Isolate every line in the records below with "this" in it.

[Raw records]

◆ ◆ ◆ ◆ ◆ ◆ ◆

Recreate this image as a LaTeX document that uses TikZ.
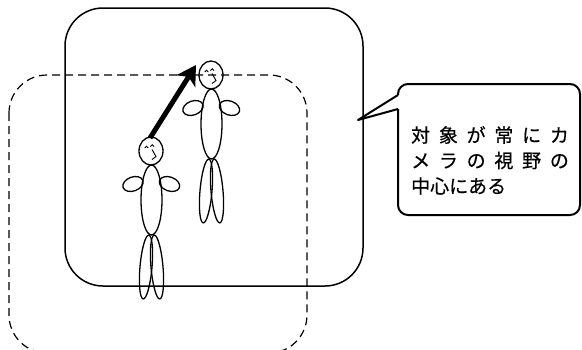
\documentclass[tikz,border=0pt]{standalone}
\usepackage{fontspec}
\usetikzlibrary{arrows.meta}
\newfontfamily\jpfont[FakeBold=0.5]{Noto Sans CJK JP}
\newfontfamily\jpwide[FakeBold=0.5,LetterSpace=46]{Noto Sans CJK JP}

\tikzset{
  figline/.style={line width=1.3pt},
  faceline/.style={line width=0.9pt},
  frame/.style={line width=1.5pt, rounded corners=38pt},
  viewframe/.style={line width=1.2pt, dash pattern=on 8pt off 5pt, rounded corners=38pt},
  balloon/.style={line width=2pt, line join=round},
  balloontext/.style={anchor=west, inner sep=0pt, font=\fontsize{19}{25}\selectfont},
  motion/.style={line width=5pt, -{Stealth[length=19pt,width=22pt,inset=5pt]}},
  pics/person/.style={code={
    % head and face
    \draw[figline] (0,0) ellipse[x radius=12, y radius=14];
    \draw[faceline] (-6.3,-3) arc[start angle=180, end angle=360, radius=1.8];
    \draw[faceline] (-0.5,-4.5) arc[start angle=180, end angle=360, radius=1.8];
    \draw[faceline] (1,-1.5) -- (5,5.5) -- (1,8.5);
    % body
    \draw[figline] (0.5,49) ellipse[x radius=10.5, y radius=35];
    % arms
    \draw[figline, shift={(-18,33)}, rotate=20] (0,0) ellipse[x radius=10.5, y radius=7];
    \draw[figline, shift={(18.5,33)}, rotate=-20] (0,0) ellipse[x radius=10.5, y radius=7];
    % legs
    \draw[figline, shift={(-5,116)}, rotate=-5] (0,0) ellipse[x radius=6, y radius=32];
    \draw[figline, shift={(6,116)}, rotate=5] (0,0) ellipse[x radius=6, y radius=32];
  }}
}

\begin{document}
\begin{tikzpicture}[x=1pt, y=-1pt]
\useasboundingbox (0,0) rectangle (582,349);

% camera view before and after the move
\draw[viewframe] (9,75) rectangle (307,353);
\draw[frame] (65,8) rectangle (363,286);

% the subject in two positions
\pic at (151,151) {person};
\pic at (211,75) {person};

% motion of the subject
\coordinate (start) at (150,138);
\coordinate (goal) at (196,65);
\draw[motion] (start) -- (goal);

% speech balloon
\coordinate (tip) at (358,120);
\draw[balloon, rounded corners=10pt] (398,109) -- (398,215) -- (580,215) -- (580,84) -- (398,84) -- (398,95);
\draw[balloon] (398,95) -- (tip) -- (398,109);

\node[balloontext] (line1) at (411,135) {\jpwide 対象が常にカ};
\node[balloontext] (line2) at (411,160.5) {\jpwide メラの視野の};
\node[balloontext] (line3) at (411,186) {\jpfont 中心にある};
\end{tikzpicture}
\end{document}
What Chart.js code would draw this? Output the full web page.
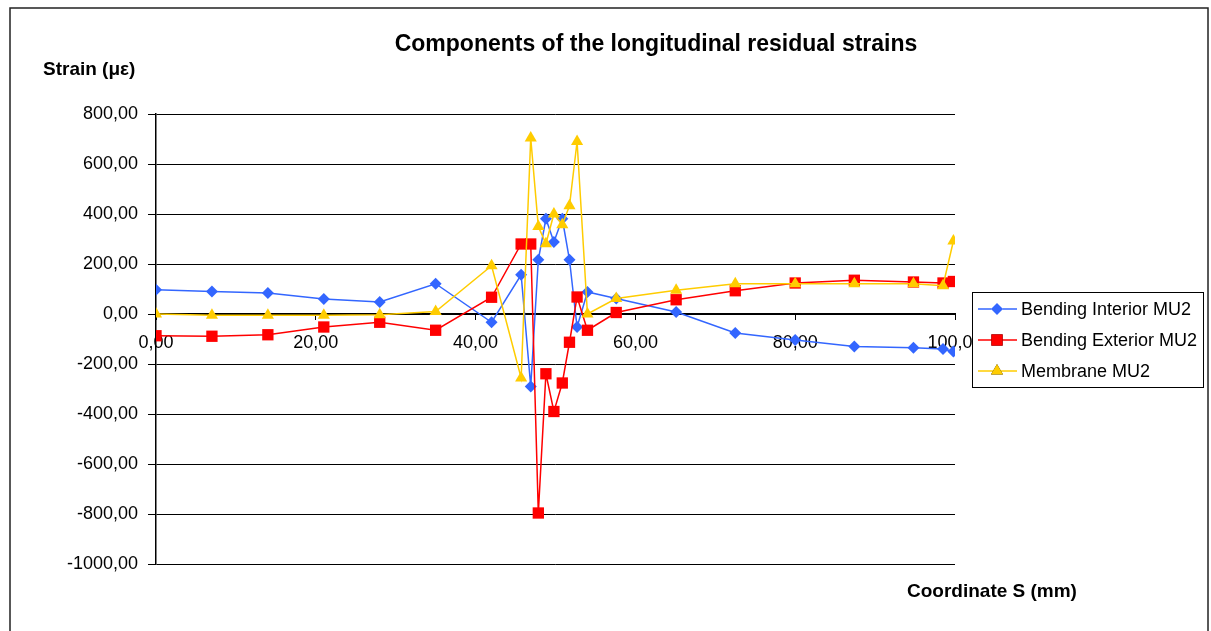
<!DOCTYPE html>
<html>
<head>
<meta charset="utf-8">
<script src="https://cdn.jsdelivr.net/npm/chart.js@4/dist/chart.umd.min.js"></script>
<style>
  html, body { margin: 0; padding: 0; background: #fff; }
  #wrap { position: relative; width: 1211px; height: 631px; }
  canvas { display: block; }
</style>
</head>
<body>
<div id="wrap"><canvas id="c" width="1211" height="631"></canvas></div>
<script>
// Coordinate along the section (mm)
const coordS = [0, 7, 14, 21, 28, 35, 42, 45.7, 46.9, 47.85, 48.8, 49.8, 50.85, 51.75,
                52.7, 54, 57.6, 65.1, 72.5, 80, 87.4, 94.8, 98.5, 99.8];
// Strain components (µε)
const bendingInterior = [97, 90, 84, 60, 48, 121, -33, 157, -290, 217, 381, 288, 381, 217,
                         -52, 88, 62, 8, -76, -104, -130, -135, -140, -150];
const bendingExterior = [-87, -89, -83, -52, -33, -65, 67, 280, 280, -796, -239, -390, -276, -113,
                         68, -65, 6, 57, 93, 124, 135, 128, 124, 130];
const membrane = [0, -5, -5, -5, -3, 10, 193, -256, 704, 350, 281, 400, 357, 433,
                  690, 0, 62, 95, 121, 121, 121, 121, 113, 292];
const yTicks = [-1000, -800, -600, -400, -200, 0, 200, 400, 600, 800];

const seriesNames = ['Bending Interior MU2', 'Bending Exterior MU2', 'Membrane MU2'];
const FONT = '"Liberation Sans", Arial, sans-serif';
const fmt = v => Number(v).toFixed(2).replace('.', ',');
const toPts = arr => arr.map((v, i) => ({ x: coordS[i], y: v }));

const datasets = [
  { label: seriesNames[0], data: toPts(bendingInterior), borderColor: '#3366FF', backgroundColor: '#3366FF',
    pointStyle: 'rectRot', pointRadius: 6, borderWidth: 1.5, order: 3 },
  { label: seriesNames[1], data: toPts(bendingExterior), borderColor: '#FF0000', backgroundColor: '#FF0000',
    pointStyle: 'rect', pointRadius: 8, borderWidth: 1.5, order: 2 },
  { label: seriesNames[2], data: toPts(membrane), borderColor: '#FFCC00', backgroundColor: '#FFCC00',
    pointStyle: 'triangle', pointRadius: 7, borderWidth: 1.5, order: 1 }
].map(d => Object.assign(d, { pointBorderWidth: 0, tension: 0, fill: false, pointHoverRadius: d.pointRadius }));

// Frame, titles and legend drawn on the canvas
const decor = {
  id: 'decor',
  beforeDraw(chart) {
    const ctx = chart.ctx;
    ctx.save();
    ctx.fillStyle = '#fff';
    ctx.fillRect(0, 0, chart.width, chart.height);
    ctx.strokeStyle = '#222';
    ctx.lineWidth = 1.5;
    ctx.strokeRect(10, 8, 1198, 640);
    ctx.restore();
  },
  afterDraw(chart) {
    const ctx = chart.ctx;
    ctx.save();
    ctx.fillStyle = '#000';
    ctx.textBaseline = 'middle';
    ctx.font = 'bold 23px ' + FONT;
    ctx.textAlign = 'center';
    ctx.fillText('Components of the longitudinal residual strains', 656, 45);
    ctx.font = 'bold 19px ' + FONT;
    ctx.textAlign = 'left';
    ctx.fillText('Strain (\u03bc\u03b5)', 43, 70);
    ctx.fillText('Coordinate S (mm)', 907, 592);

    // legend box
    const lx = 972, ly = 292, lw = 231, lh = 95;
    ctx.fillStyle = '#fff';
    ctx.fillRect(lx, ly, lw, lh);
    ctx.strokeStyle = '#000';
    ctx.lineWidth = 1;
    ctx.strokeRect(lx + 0.5, ly + 0.5, lw, lh);
    ctx.font = '18px ' + FONT;
    chart.data.datasets.forEach((ds, i) => {
      const y = 309 + i * 31;
      ctx.strokeStyle = ds.borderColor;
      ctx.lineWidth = 1.5;
      ctx.beginPath();
      ctx.moveTo(978, y);
      ctx.lineTo(1017, y);
      ctx.stroke();
      Chart.helpers.drawPoint(ctx, {
        pointStyle: ds.pointStyle, radius: ds.pointRadius, rotation: 0, borderWidth: 0
      }, 997, y);
      ctx.fillStyle = ds.backgroundColor;
      ctx.fill();
      ctx.fillStyle = '#000';
      ctx.fillText(ds.label, 1021, y + 1);
    });
    ctx.restore();
  }
};

new Chart(document.getElementById('c'), {
  type: 'line',
  data: { datasets },
  options: {
    responsive: false,
    animation: false,
    events: [],
    layout: { padding: { left: 46, right: 256, top: 114, bottom: 67 } },
    plugins: { legend: { display: false }, title: { display: false }, tooltip: { enabled: false } },
    scales: {
      x: {
        type: 'linear',
        min: 0, max: 100,
        position: { y: 0 },
        border: { color: '#000', width: 2 },
        grid: { drawOnChartArea: false, drawTicks: true, tickLength: 5, color: '#000' },
        ticks: { stepSize: 20, color: '#000', padding: 13, maxRotation: 0,
                 font: { family: FONT, size: 18 }, callback: v => fmt(v) }
      },
      y: {
        type: 'linear',
        min: yTicks[0], max: yTicks[yTicks.length - 1],
        afterFit: s => { s.width = 110; },
        afterBuildTicks: s => { s.ticks = yTicks.map(v => ({ value: v })); },
        border: { color: '#000', width: 1.5 },
        grid: { color: '#000', lineWidth: 1, drawTicks: true, tickLength: 8 },
        ticks: { color: '#000', padding: 10, font: { family: FONT, size: 18 }, callback: v => fmt(v) }
      }
    }
  },
  plugins: [decor]
});
</script>
</body>
</html>
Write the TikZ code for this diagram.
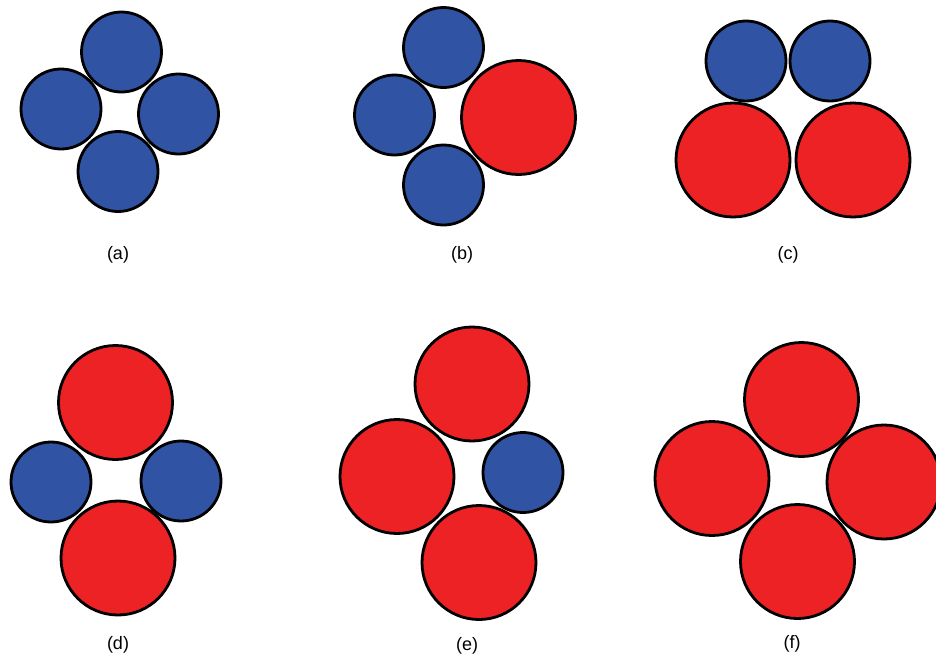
\documentclass[tikz,border=0pt]{standalone}
\usepackage{fontspec}
\setmainfont{Liberation Sans}
\definecolor{ballblue}{RGB}{48,83,163}
\definecolor{ballred}{RGB}{237,34,36}
\tikzset{
  ball/.style={circle,draw=black,line width=2.8pt,inner sep=0pt},
  small/.style={ball,fill=ballblue,minimum size=80pt},
  large/.style={ball,fill=ballred,minimum size=114pt},
  caption/.style={font=\fontsize{18}{21}\selectfont}
}
\begin{document}
\begin{tikzpicture}[x=1pt,y=-1pt]
      \useasboundingbox (0,0) rectangle (936,662);
      % (a)
      \node[small] (a1) at (121.5,52) {};
      \node[small] (a2) at (61,109) {};
      \node[small] (a3) at (178.5,114) {};
      \node[small] (a4) at (118,171.5) {};
      \node[caption] (la) at (118,255) {(a)};
      % (b)
      \node[small] (b1) at (443.5,47.5) {};
      \node[small] (b2) at (394.5,115) {};
      \node[small] (b3) at (443.5,185) {};
      \node[large] (b4) at (518.5,117.5) {};
      \node[caption] (lb) at (462,255) {(b)};
      % (c)
      \node[small] (c1) at (746,61) {};
      \node[small] (c2) at (830,61) {};
      \node[large] (c3) at (733,160) {};
      \node[large] (c4) at (853,160) {};
      \node[caption] (lc) at (788,255) {(c)};
      % (d)
      \node[large] (d1) at (115.5,402.5) {};
      \node[small] (d2) at (51,482) {};
      \node[small] (d3) at (181,481) {};
      \node[large] (d4) at (118,558) {};
      \node[caption] (ld) at (118,645) {(d)};
      % (e)
      \node[large] (e1) at (472,384) {};
      \node[large] (e2) at (397,476.5) {};
      \node[small] (e3) at (523,472.5) {};
      \node[large] (e4) at (479,562.5) {};
      \node[caption] (le) at (467,646) {(e)};
      % (f)
      \node[large] (f1) at (801.5,399.5) {};
      \node[large] (f2) at (712,478.5) {};
      \node[large] (f3) at (884,482) {};
      \node[large] (f4) at (797.5,561.5) {};
      \node[caption] (lf) at (792,644) {(f)};
    \end{tikzpicture}
\end{document}
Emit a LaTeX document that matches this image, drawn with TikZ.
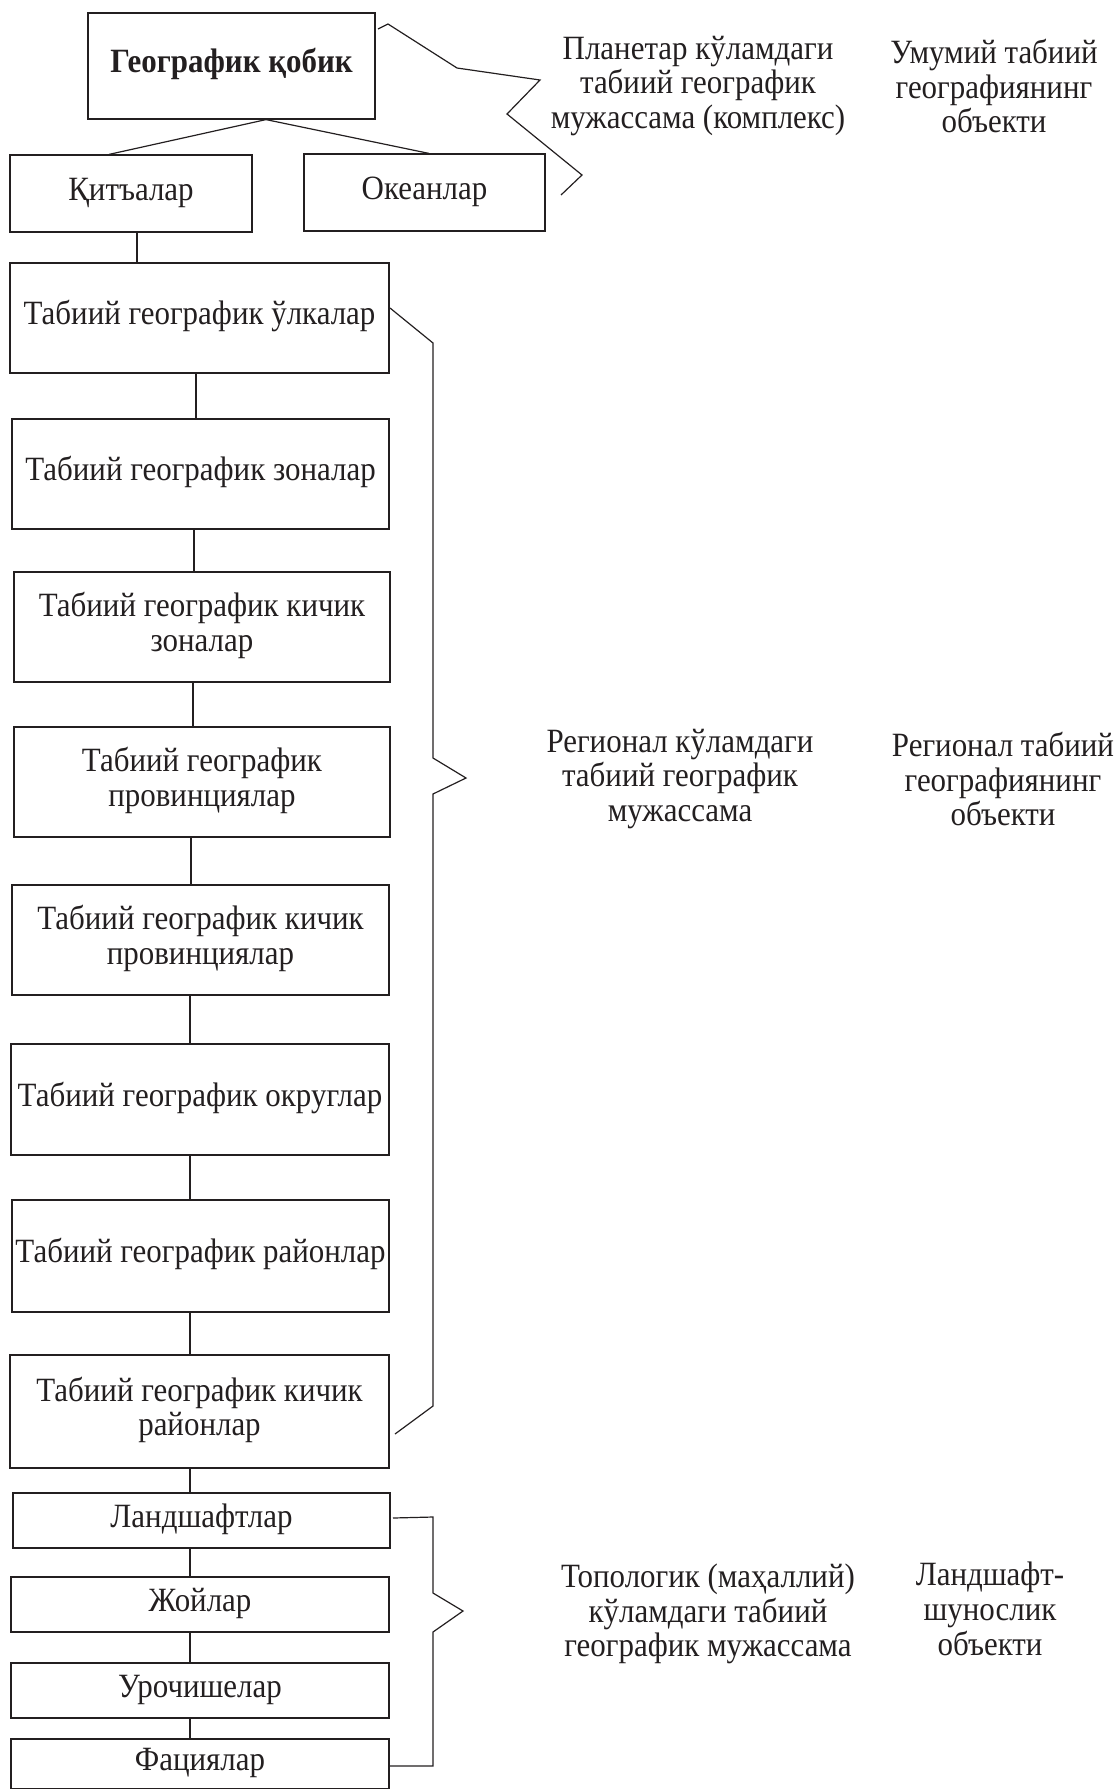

◆ ◆ ◆ ◆ ◆ ◆ ◆

**Result below**
Recreate this image as a LaTeX document that uses TikZ.
What Chart.js code would draw this? Output the full web page.
Write the TikZ code for this diagram.
Emit a LaTeX document that matches this image, drawn with TikZ.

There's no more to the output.